Referential Constraint Specification:

For each relationship, document:

RELATIONSHIP: Order references Customer

Foreign Key: Order.CustomerID → Customer.CustomerID

Mandatory: Yes (every order must have a customer)

On Delete of Customer:
  - Action: RESTRICT
  - Reason: Cannot delete customers with order history
  - Alternative: Soft-delete customer, keep orders accessible

On Update of Customer.CustomerID:
  - Action: CASCADE (if surrogate key changes are possible)
  - Reason: Orders should follow customer identity
  - Note: Surrogate keys should not change; this is precautionary

Business Rule:
  - Orders can only be placed by Active customers
  - When customer becomes Inactive, existing orders remain valid

Complex Referential Scenarios:

Self-Referential:

Employee.ManagerID → Employee.EmployeeID
Must prevent cycles (A manages B manages A)

Multiple References:

Order.BillingAddressID → Address.AddressID
Order.ShippingAddressID → Address.AddressID
Different cascade rules may apply to each

Polymorphic References:

Comment.EntityType + Comment.EntityID can reference Order, Product, or Customer
Cannot be enforced by simple foreign key; requires application or trigger logic

The Orphan Prevention Strategy

Orphaned records—data that should reference something but doesn't—are a major data quality problem. Referential integrity prevents future orphans, but existing databases may already have them. During requirements, document both the constraint (prevent new orphans) and any cleanup needs (handle existing orphans).

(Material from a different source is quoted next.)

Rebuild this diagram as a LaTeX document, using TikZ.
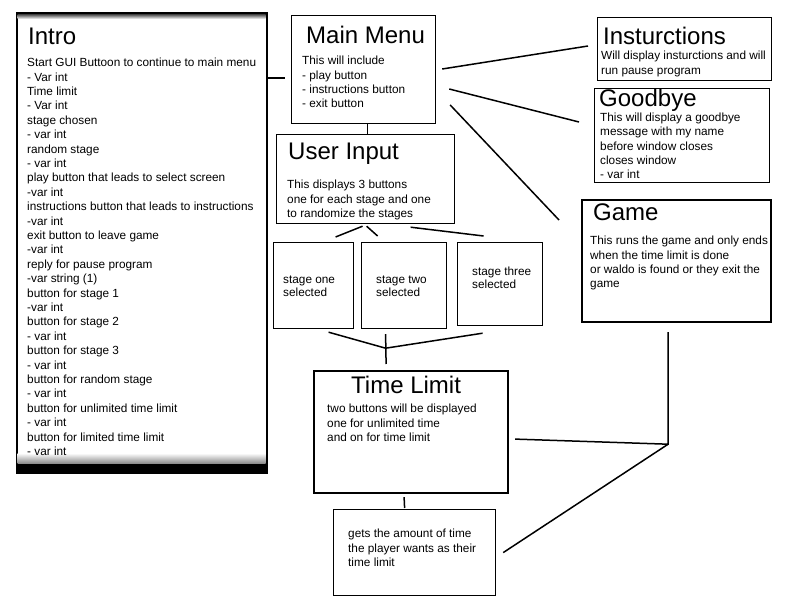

Semantic Constraints: Business Rules and Logic

Semantic constraints encode business meaning and logic that goes beyond simple domain or referential rules. They ensure data makes sense in the context of the business.

Categories of Semantic Constraints:

Semantic Constraint Types

•Cross-Attribute Constraints — Rules involving multiple attributes of the same entity. Example: EndDate must be after StartDate
•Cross-Entity Constraints — Rules involving attributes from different entities. Example: Order.ShipDate cannot be before Customer.RegistrationDate
•Aggregate Constraints — Rules about totals or summaries. Example: Sum of line item amounts must equal order total; Sum of budget allocations cannot exceed department budget
•Conditional Constraints — Rules that apply only under certain conditions. Example: SSN required if CustomerType = 'Individual'; ApproverID required if ExpenseAmount > $1000
•State-Dependent Constraints — Rules based on entity status. Example: Shipped orders cannot be modified; Only pending applications can be cancelled

Semantic Constraint Examples:

CONSTRAINT: Order Total Consistency

Rule: The sum of OrderItem.LineTotal for an Order must 
      equal Order.SubTotal + Order.Tax + Order.Shipping - Order.Discount

Enforcement: Trigger or application logic
            (too complex for CHECK constraint)

Violation Action: Reject transaction; log discrepancy

---

CONSTRAINT: Manager Level Hierarchy

Rule: An employee's manager must have a higher Level than the employee
      (Level 1 reports to Level 2+; Level 2 reports to Level 3+)

Exception: CEO (highest level) has no manager (ManagerID is NULL)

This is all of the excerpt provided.